Instructions for the task –
Your output must consist solely of the lines from the "Give me the TikZ source for this diagram." line through the "(278,457) -- cycle;" line, exactly as written, without images.

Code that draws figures
╔══

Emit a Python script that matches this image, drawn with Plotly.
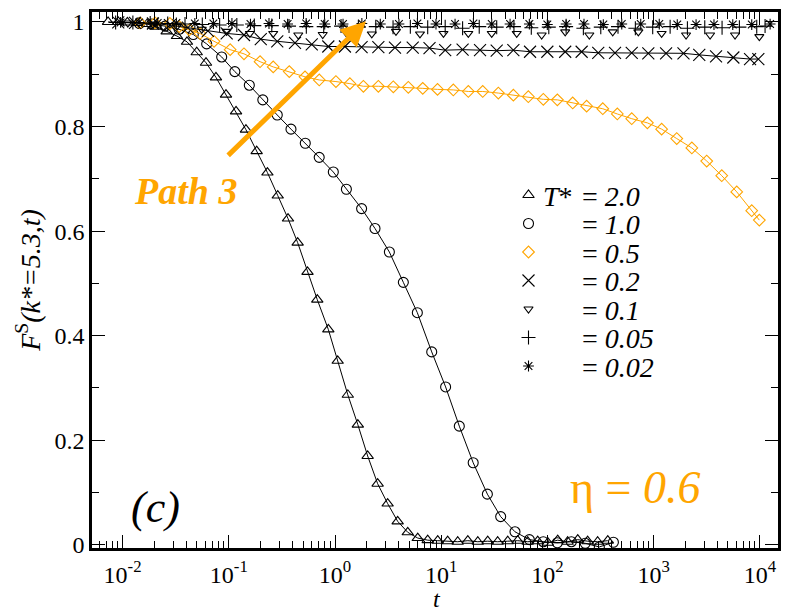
import plotly.graph_objects as go

# T* = 2.0 (up triangles)
t_20 = [0.0073, 0.0091, 0.0111, 0.0137, 0.0170, 0.0209, 0.0260, 0.0325, 0.0404, 0.0499,
        0.0610, 0.0757, 0.0941, 0.117, 0.145, 0.183, 0.231, 0.289, 0.361, 0.445,
        0.551, 0.681, 0.865, 1.06, 1.32, 1.64, 2.03, 2.52, 3.13, 3.89,
        4.84, 6.01, 7.46, 9.27, 11.5, 14.3, 17.8, 22.1, 27.4, 34.0,
        42.3, 52.5, 65.2, 81.0, 101, 125, 155, 193, 239, 297, 370]
f_20 = [1.000, 1.000, 0.999, 0.998, 0.996, 0.991, 0.982, 0.973, 0.962, 0.942,
        0.922, 0.894, 0.861, 0.829, 0.794, 0.753, 0.712, 0.668, 0.624, 0.578,
        0.522, 0.469, 0.412, 0.352, 0.287, 0.230, 0.170, 0.117, 0.079, 0.045,
        0.024, 0.013, 0.009, 0.008, 0.007, 0.006, 0.008, 0.006, 0.007, 0.006,
        0.007, 0.008, 0.006, 0.007, 0.004, 0.009, 0.006, 0.010, 0.007, 0.006, 0.008]

# T* = 1.0 (circles)
t_10 = [0.0144, 0.0188, 0.0251, 0.0340, 0.0463, 0.0619, 0.0857, 0.114, 0.156, 0.209,
        0.286, 0.385, 0.525, 0.710, 0.964, 1.28, 1.78, 2.38, 3.25, 4.40,
        5.96, 8.14, 11.0, 14.8, 20.0, 27.2, 36.3, 49.5, 67.6, 91.5,
        124, 168, 227, 308, 418]
f_10 = [0.997, 0.996, 0.992, 0.986, 0.976, 0.958, 0.933, 0.905, 0.879, 0.851,
        0.822, 0.795, 0.768, 0.741, 0.713, 0.680, 0.643, 0.605, 0.560, 0.502,
        0.444, 0.369, 0.302, 0.227, 0.157, 0.097, 0.054, 0.025, 0.010, 0.006,
        0.004, 0.006, 0.003, -0.004, 0.005]

# T* = 0.5 (diamonds)
t_05 = [0.0146, 0.0202, 0.0279, 0.0342, 0.0425, 0.0536, 0.0726, 0.103, 0.139, 0.197,
        0.262, 0.371, 0.522, 0.711, 1.02, 1.38, 1.85, 2.56, 3.54, 4.90,
        6.70, 9.23, 13.0, 18.0, 24.6, 34.5, 47.8, 66.1, 91.5, 124,
        173, 234, 332, 455, 622, 873, 1190, 1650, 2290, 3160,
        4380, 6060, 8390, 9890]
f_05 = [0.998, 0.998, 0.997, 0.991, 0.985, 0.978, 0.963, 0.947, 0.939, 0.924,
        0.914, 0.905, 0.895, 0.889, 0.886, 0.882, 0.877, 0.877, 0.876, 0.875,
        0.873, 0.871, 0.870, 0.867, 0.867, 0.864, 0.860, 0.857, 0.852, 0.851,
        0.845, 0.839, 0.834, 0.824, 0.815, 0.807, 0.795, 0.777, 0.759, 0.734,
        0.706, 0.675, 0.639, 0.621]

# T* = 0.2 (crosses)
t_02 = [0.0091, 0.0131, 0.0193, 0.0279, 0.0412, 0.0636, 0.0955, 0.139, 0.200, 0.286,
        0.420, 0.604, 0.865, 1.24, 1.78, 2.56, 3.67, 5.39, 7.76, 10.9,
        15.9, 23.2, 33.3, 47.8, 68.6, 99.8, 147, 210, 301, 433,
        622, 891, 1310, 1910, 2690, 3870, 5630, 8090, 9680]
f_02 = [0.999, 0.998, 0.997, 0.994, 0.989, 0.983, 0.978, 0.975, 0.967, 0.963,
        0.960, 0.957, 0.953, 0.953, 0.952, 0.952, 0.951, 0.951, 0.950, 0.946,
        0.947, 0.946, 0.945, 0.946, 0.943, 0.943, 0.943, 0.943, 0.941, 0.941,
        0.941, 0.940, 0.940, 0.940, 0.937, 0.934, 0.932, 0.929, 0.929]

# T* = 0.1 (down triangles)
t_01 = [0.0112, 0.0193, 0.0325, 0.0556, 0.0955, 0.158, 0.262, 0.451, 0.766, 1.30,
        2.22, 3.75, 6.31, 10.5, 18.0, 29.9, 51.4, 88.3, 147, 248,
        412, 718, 1190, 2020, 3400, 5840, 9890]
f_01 = [0.998, 0.996, 0.992, 0.986, 0.982, 0.978, 0.978, 0.975, 0.976, 0.977,
        0.977, 0.982, 0.977, 0.978, 0.978, 0.978, 0.978, 0.975, 0.981, 0.975,
        0.981, 0.981, 0.978, 0.975, 0.975, 0.975, 0.972]

# T* = 0.05 (plus)
t_005 = [0.0086, 0.0125, 0.0182, 0.0266, 0.0387, 0.0563, 0.0820, 0.119, 0.174, 0.254,
         0.369, 0.537, 0.783, 1.14, 1.66, 2.42, 3.52, 5.12, 7.46, 10.9,
         15.9, 22.8, 33.3, 48.4, 70.5, 103, 150, 218, 318, 462,
         673, 980, 1430, 2080, 3030, 4410, 6420, 9350, 11200]
f_005 = [0.999, 0.999, 0.998, 0.997, 0.996, 0.995, 0.994, 0.994, 0.993, 0.993,
         0.992, 0.991, 0.991, 0.992, 0.990, 0.991, 0.990, 0.991, 0.990, 0.991,
         0.988, 0.991, 0.990, 0.991, 0.989, 0.990, 0.991, 0.988, 0.990, 0.991,
         0.988, 0.990, 0.991, 0.988, 0.990, 0.989, 0.990, 0.991, 0.992]

# T* = 0.02 (asterisks)
t_002 = [0.00958, 0.0143, 0.0214, 0.0321, 0.0479, 0.0716, 0.107, 0.160, 0.239, 0.358,
         0.535, 0.800, 1.19, 1.79, 2.67, 4.00, 5.97, 8.93, 13.5, 20.1,
         29.9, 44.5, 67.6, 99.8, 150, 221, 336, 501, 756, 1130,
         1670, 2510, 3700, 5560, 8390, 12500]
f_002 = [0.999, 0.999, 0.998, 0.998, 0.997, 0.997, 0.997, 0.996, 0.997, 0.996,
         0.997, 0.996, 0.996, 0.997, 0.996, 0.996, 0.997, 0.996, 0.996, 0.997,
         0.996, 0.996, 0.996, 0.995, 0.996, 0.996, 0.995, 0.996, 0.996, 0.996,
         0.995, 0.995, 0.995, 0.995, 0.995, 0.996]

labels = ["2.0", "1.0", "0.5", "0.2", "0.1", "0.05", "0.02"]
ORANGE = "#FFA500"
SERIF = '"Liberation Serif", "DejaVu Serif", serif'

series = [
    (t_20, f_20, "triangle-up-open", 10, "black", True),
    (t_10, f_10, "circle-open", 10, "black", True),
    (t_05, f_05, "diamond-open", 9, ORANGE, True),
    (t_02, f_02, "x-thin-open", 12, "black", True),
    (t_01, f_01, "triangle-down-open", 8, "black", False),
    (t_005, f_005, "cross-thin-open", 10, "black", False),
    (t_002, f_002, "asterisk-open", 9, "black", False),
]

# page offset of the figure (body margin) and plot area in window pixels
OFF = 8
X0, X1, Y0, Y1 = 92, 778, 12, 548


def px(x):
    return (x - X0) / (X1 - X0)


def py(y):
    return (Y1 - y) / (Y1 - Y0)


def label(x, y, text, size, color="black", xanchor="center"):
    fig.add_annotation(xref="paper", yref="paper", x=px(x), y=py(y), text=text,
                       showarrow=False, xanchor=xanchor, yanchor="middle",
                       font=dict(family=SERIF, size=size, color=color))


fig = go.Figure()

for t, f, sym, size, col, line in series:
    if line:
        fig.add_trace(go.Scatter(x=t, y=f, mode="lines",
                                 line=dict(color=col, width=1), showlegend=False))
    fig.add_trace(go.Scatter(x=t, y=f, mode="markers",
                             marker=dict(symbol=sym, size=size, color=col,
                                         line=dict(color=col, width=1.1)),
                             showlegend=False))

# hand-made legend (symbols on an overlay axis in plot fractions)
row_y = [195, 223.5, 252, 280.5, 309, 337.5, 366]
for (t, f, sym, size, col, line), ry, lab in zip(series, row_y, labels):
    fig.add_trace(go.Scatter(x=[px(528.5)], y=[py(ry)], mode="markers",
                             xaxis="x2", yaxis="y2", showlegend=False,
                             marker=dict(symbol=sym, size=size, color=col,
                                         line=dict(color=col, width=1.1))))
    label(580, ry + 1, "= <i>" + lab + "</i>", 28, xanchor="left")
label(541, row_y[0] + 1, "<i>T</i>*", 28, xanchor="left")

# panel texts
label(155, 507, "<i>(c)</i>", 44)
label(568, 487, "η = <i>0.6</i>", 46, ORANGE, xanchor="left")
label(185, 191, "<b><i>Path 3</i></b>", 38, ORANGE)
label(437, 599, "<i>t</i>", 24)

# Path 3 arrow
fig.add_annotation(x=0.292, y=1.0015, ax=-1.02, ay=0.742,
                   xref="x", yref="y", axref="x", ayref="y",
                   text="", showarrow=True, arrowhead=2, arrowsize=1.0,
                   arrowwidth=5, arrowcolor=ORANGE)

tick_font = dict(family=SERIF, size=24, color="black")

fig.update_layout(
    width=792 - OFF, height=612 - OFF,
    margin=dict(l=X0 - OFF, r=792 - X1, t=Y0 - OFF, b=612 - Y1, autoexpand=False),
    paper_bgcolor="white", plot_bgcolor="white",
    showlegend=False,
    xaxis=dict(
        type="log", range=[-2.288, 4.171],
        tickvals=[0.01, 0.1, 1, 10, 100, 1000, 10000],
        ticktext=["10<sup>-2</sup>", "10<sup>-1</sup>", "10<sup>0</sup>", "10<sup>1</sup>",
                  "10<sup>2</sup>", "10<sup>3</sup>", "10<sup>4</sup>"],
        ticks="inside", ticklen=13, tickwidth=1.2, tickcolor="black",
        minor=dict(ticks="inside", ticklen=7, tickwidth=1.2, tickcolor="black", dtick="D1"),
        showline=True, linewidth=2.5, linecolor="black", mirror="allticks",
        showgrid=False, zeroline=False, tickfont=tick_font, ticklabelstandoff=3,
    ),
    yaxis=dict(
        range=[-0.006, 1.019],
        tickvals=[0, 0.2, 0.4, 0.6, 0.8, 1.0],
        ticktext=["0", "0.2", "0.4", "0.6", "0.8", "1"],
        ticks="inside", ticklen=13, tickwidth=1.2, tickcolor="black",
        minor=dict(ticks="inside", ticklen=7, tickwidth=1.2, tickcolor="black", dtick=0.1),
        showline=True, linewidth=2.5, linecolor="black", mirror="allticks",
        showgrid=False, zeroline=False, tickfont=tick_font,
        title=dict(text="<i>F</i><sup>S</sup><i>(k*=5.3,t)</i>",
                   font=dict(family=SERIF, size=28, color="black"),
                   standoff=6),
    ),
    xaxis2=dict(overlaying="x", range=[0, 1], visible=False, anchor="y2"),
    yaxis2=dict(overlaying="y", range=[0, 1], visible=False, anchor="x2"),
)

fig.write_html("out.html")
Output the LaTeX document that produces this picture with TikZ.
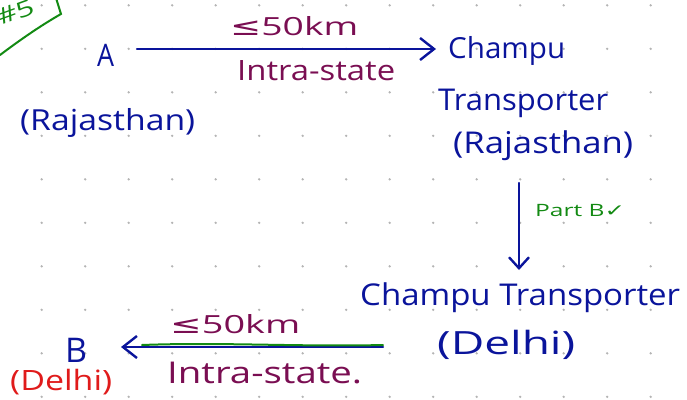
\documentclass[tikz,border=0pt]{standalone}
\usepackage{fontspec}
\setmainfont{Open Sans}
\newfontfamily\symf{DejaVu Sans}
\usetikzlibrary{arrows.meta}
\definecolor{ink}{HTML}{0A149B}
\definecolor{plum}{HTML}{7A0E52}
\definecolor{grn}{HTML}{138A13}
\definecolor{redink}{HTML}{E01B1B}
\definecolor{dotc}{HTML}{B4B4B4}
\newcommand{\hw}[3]{\resizebox{#2pt}{\height}{\fontsize{#1}{#1}\selectfont #3}}
\tikzset{
  lbl/.style={inner sep=0pt, anchor=base west},
  arr/.style={ink, line width=2.4pt, line cap=round, -{Straight Barb[length=14pt,width=22pt,line width=2.4pt]}},
}
\begin{document}
\begin{tikzpicture}[x=1pt,y=-1pt]
\useasboundingbox (0,0) rectangle (687,399);
% dot grid
\foreach \i in {0,...,15} {
  \foreach \j in {0,...,9} {
    \fill[dotc] (41.7+43.5*\i, 5.3+43.5*\j) circle (1.3);
  }
}
% corner tag
\draw[grn, line width=2pt, line cap=round] (0,55) .. controls (20,40) and (40,26) .. (61,14) -- (56,-2);
\node[lbl, grn, rotate=20] (tag) at (0,26) {\hw{22}{38}{\#5}};
% top row
\node[lbl, ink] (A) at (97,66) {\hw{31}{17}{A}};
\node[lbl, ink] (Araj) at (20,130) {\hw{29}{175}{(Rajasthan)}};
\node[lbl, plum] (d1) at (230,35) {\hw{25}{128}{{\symf ≤}50km}};
\node[lbl, plum] (i1) at (237,80) {\hw{28}{158}{Intra-state}};
\node[lbl, ink] (C1) at (448,58) {\hw{29}{117}{Champu}};
\node[lbl, ink] (T1) at (438,110) {\hw{30}{170}{Transporter}};
\node[lbl, ink] (R1) at (453,153) {\hw{30}{180}{(Rajasthan)}};
\coordinate (a1) at (137,49);
\coordinate (a2) at (436,49);
\draw[arr] (a1) -- (a2);
% vertical
\coordinate (v1) at (519,183);
\coordinate (v2) at (519,270);
\draw[arr, -{Straight Barb[length=11pt,width=20pt,line width=2.4pt]}] (v1) -- (v2);
\node[lbl, grn] (pb) at (535,216) {\hw{17}{90}{Part B{\symf ✓}}};
% bottom row
\node[lbl, ink] (C2) at (360,305) {\hw{30}{320}{Champu Transporter}};
\node[lbl, ink] (D2) at (437,354) {\hw{32}{138}{(Delhi)}};
\coordinate (b1) at (383,347);
\coordinate (b2) at (121,347);
\draw[arr] (b1) -- (b2);
\draw[grn, line width=2pt, line cap=round] (142,345) .. controls (220,342) and (300,347) .. (383,345);
\node[lbl, plum] (d2) at (170,333) {\hw{25}{130}{{\symf ≤}50km}};
\node[lbl, plum] (i2) at (167,383) {\hw{30}{195}{Intra-state.}};
\node[lbl, ink] (B) at (65,362) {\hw{34}{22}{B}};
\node[lbl, redink] (Bd) at (10,390) {\hw{28}{102}{(Delhi)}};
\end{tikzpicture}
\end{document}
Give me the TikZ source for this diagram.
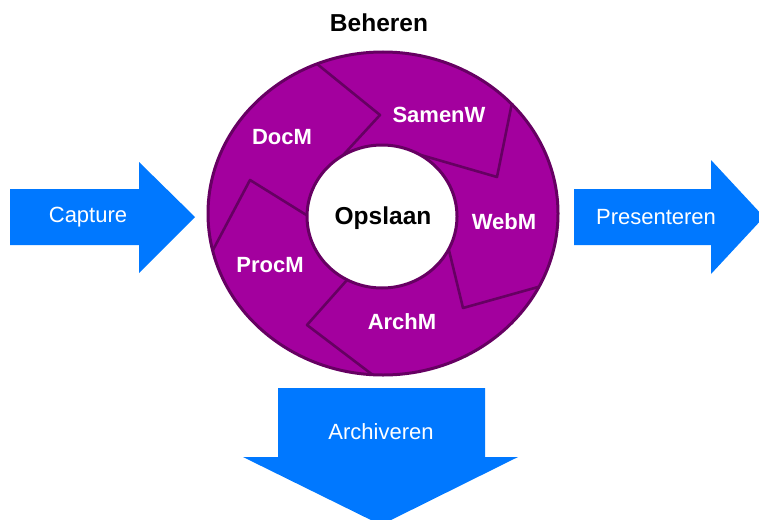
\documentclass[tikz,border=0pt]{standalone}
\usepackage{fontspec}
\setmainfont{Liberation Sans}
\usepackage{tikz}
\usetikzlibrary{calc}
\definecolor{arrowblue}{RGB}{0,120,255}
\definecolor{ringfill}{RGB}{163,0,158}
\definecolor{ringline}{RGB}{102,0,98}
\tikzset{
	blockarrow/.style={fill=arrowblue,draw=none},
	flowtext/.style={text=white,font=\fontsize{22}{26}\selectfont},
	ringlabel/.style={text=white,font=\bfseries\fontsize{22}{26}\selectfont},
	seamline/.style={draw=ringline,line width=2.6pt,line join=round}
}

\begin{document}
\begin{tikzpicture}[x=1pt,y=-1pt]
    \useasboundingbox (0,0) rectangle (759,519);
    \coordinate (ring) at (383,213.5);
    \coordinate (hole) at (382,216.5);

    % blue arrows
    \fill[blockarrow] (10,189) -- (139,189) -- (139,162) -- (195,217) -- (139,273) -- (139,245) -- (10,245) -- cycle;
    \fill[blockarrow] (574,189) -- (711,189) -- (711,160) -- (764,217) -- (711,274) -- (711,245) -- (574,245) -- cycle;
    \fill[blockarrow] (278,388) -- (485,388) -- (485,457) -- (518,457) -- (381,525) -- (243,457) -- (278,457) -- cycle;

    % ring with its five parts
    \fill[ringfill] (ring) ellipse [x radius=175, y radius=161.5];
    \begin{scope}
      \clip (ring) ellipse [x radius=175, y radius=161.5];
      \draw[seamline] (306,55) -- (380,115) -- (334,165);
      \draw[seamline] (515,88) -- (497,177) -- (407,151);
      \draw[seamline] (556,282) -- (463,308) -- (446,238);
      \draw[seamline] (386,385) -- (307,325) -- (355,271);
      \draw[seamline] (205,265) -- (250,180) -- (316,221);
    \end{scope}
    \draw[ringline,line width=3pt] (ring) ellipse [x radius=175, y radius=161.5];
    \filldraw[fill=white,draw=ringline,line width=3pt] (hole) ellipse [x radius=75, y radius=71.5];

    % texts
    \node (beheren) at (379,23) {\bfseries\fontsize{24.5}{28}\selectfont Beheren};
    \node (opslaan) at (383,218) {\bfseries\fontsize{24.5}{28}\selectfont Opslaan};
    \node (docm) [ringlabel] at (282,137) {DocM};
    \node (samenw) [ringlabel] at (439,115) {SamenW};
    \node (webm) [ringlabel] at (504,222) {WebM};
    \node (archm) [ringlabel] at (402,322) {ArchM};
    \node (procm) [ringlabel] at (270,265) {ProcM};
    \node (capture) [flowtext] at (88,217) {Capture};
    \node (presenteren) [flowtext] at (656,217) {Presenteren};
    \node (archiveren) [flowtext] at (381,432) {Archiveren};
  \end{tikzpicture}
\end{document}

╚══

Reply –
Give me the TikZ source for this diagram.
\documentclass[tikz,border=0pt]{standalone}
\usepackage{fontspec}
\setmainfont{Liberation Sans}
\usepackage{tikz}
\usetikzlibrary{calc}
\definecolor{arrowblue}{RGB}{0,120,255}
\definecolor{ringfill}{RGB}{163,0,158}
\definecolor{ringline}{RGB}{102,0,98}
\tikzset{
	blockarrow/.style={fill=arrowblue,draw=none},
	flowtext/.style={text=white,font=\fontsize{22}{26}\selectfont},
	ringlabel/.style={text=white,font=\bfseries\fontsize{22}{26}\selectfont},
	seamline/.style={draw=ringline,line width=2.6pt,line join=round}
}

\begin{document}
\begin{tikzpicture}[x=1pt,y=-1pt]
    \useasboundingbox (0,0) rectangle (759,519);
    \coordinate (ring) at (383,213.5);
    \coordinate (hole) at (382,216.5);

    % blue arrows
    \fill[blockarrow] (10,189) -- (139,189) -- (139,162) -- (195,217) -- (139,273) -- (139,245) -- (10,245) -- cycle;
    \fill[blockarrow] (574,189) -- (711,189) -- (711,160) -- (764,217) -- (711,274) -- (711,245) -- (574,245) -- cycle;
    \fill[blockarrow] (278,388) -- (485,388) -- (485,457) -- (518,457) -- (381,525) -- (243,457) -- (278,457) -- cycle;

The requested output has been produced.